Interfaces with construct signatures not type checking

Here is an updated version of your code with a subtle change.

We define the Bar interface with whatever functions and variables we expect to be present.

Next, we extend the Bar interface with the NewableBar interface. This just defined a constructor that returns a Bar.

Because Foo implements Bar and has a constructor and Baz requires a NewableBar, everything is checked.

This is a little more verbose than any - but gives you the checking you want.

interface Bar {

}

interface NewableBar extends Bar {
    new();
}

class Foo implements Bar {
    constructor () {

    }
}

function Baz(C : NewableBar) {
    return new C()
}

var o = Baz(Foo);

The problem (at least from the TypeScript compiler's point of view) is the signature of Bar's new method. If you replace the definition of Bar with the following,

interface Bar {
  new (): any;
}

it works. You might as well use new (): Foo, just Bar as return value does not work.

I think I know where you are taking this and I think you need a subtly different approach.

This example says the following:

• Baz must be passed an item that is newable.
• Baz will return a Bar
• Not all Bar's need to be newable, only those being passed to Baz

Here is the example:

interface Bar {
    sayHello(name: string): void;
}

interface Newable {
    new();
}

class Foo implements Bar {
    constructor () {

    }

    sayHello(name: string) {
        window.alert('Hello ' + name);
    }
}

function Baz(C : Newable) {
    return <Bar> new C()
}

var o = Baz(Foo);
o.sayHello('Bob');

The only danger of this approach is that you could pass something newable that wasn't a Bar to the Baz function. As you are using a dynamic feature by creating an object from an argument, this is largely unavoidable unless you are willing to pass in a pre-initialized object, in which case Baz would quite happily just accept a Bar, rather than a newable.

I know this is an old question, but I had a need for something similar today and came across post. After some trial and error I came up with the following solution:

interface Bar { 
    sayHello(name: string);
}

class Foo implements Bar {
    sayHello(name: string) {
        window.alert("Hello " + name);
    }
}

function Baz(c: new() => Bar) {
    return new C();
}

var o = Baz(Foo);
o.sayHello("Bob");

Basically interfaces can only define the contract of an instance of an object, so requiring a certain constructor to exist must be done at the function that will be calling the constructor. This method also plays nicely with generics:

function Baz<T extends Bar>(c: new() => T) {
    return new c();
}

var o = Baz(Foo);

In the example above the variable "o" will be inferred as type Foo.
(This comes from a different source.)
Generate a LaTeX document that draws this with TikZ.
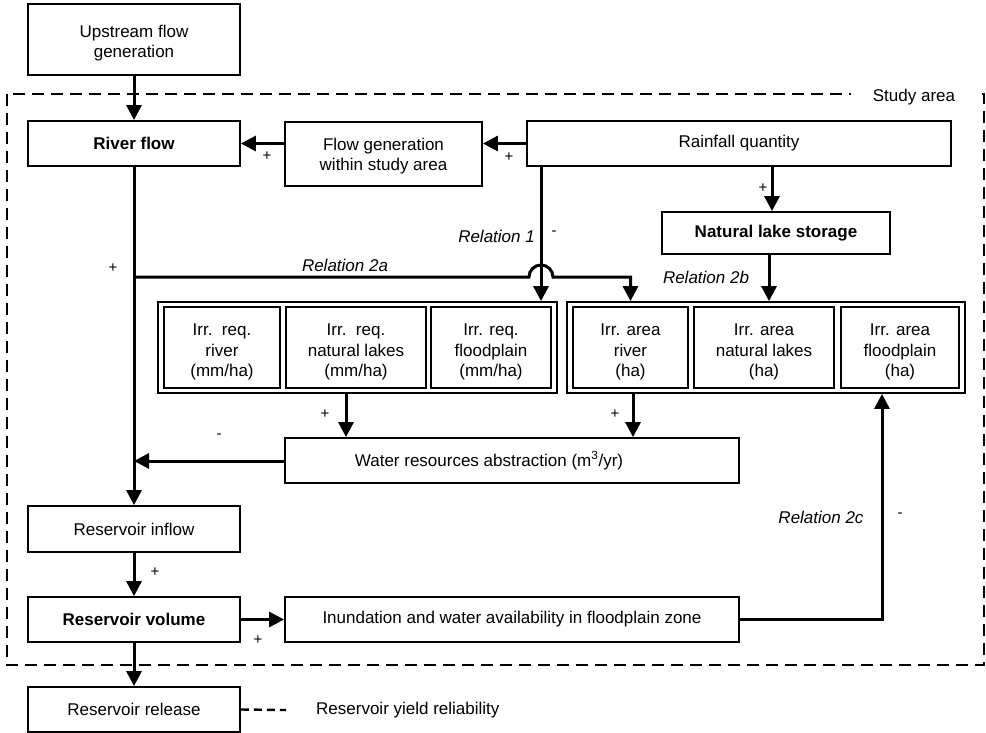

There is a simple answer really. Look at your Bar interface:

interface Bar {
    new(): Bar;
}

Let's say you have managed to create some Magic class that implements this interface.

class Magic implements Bar {
    // ...
}

What this means is that any instance of Magic must adhere to the specification of Bar. So let's say you have an instance of Magic called magic.

Since magic adheres to the specification of Bar, magic must be newable, which means the following must work:

const foo = new magic() // lowercase m!

Also, the result of that call, i.e. foo, must itself adhere to Bar. This means that the following must also work:

const zzz = new foo();

And then it is clear that the following must also work:

new (new (new (new (new (new (new (new Magic())))))))

And it is clear that your code doesn't fulfill this condition. Therefore, your code does not type check.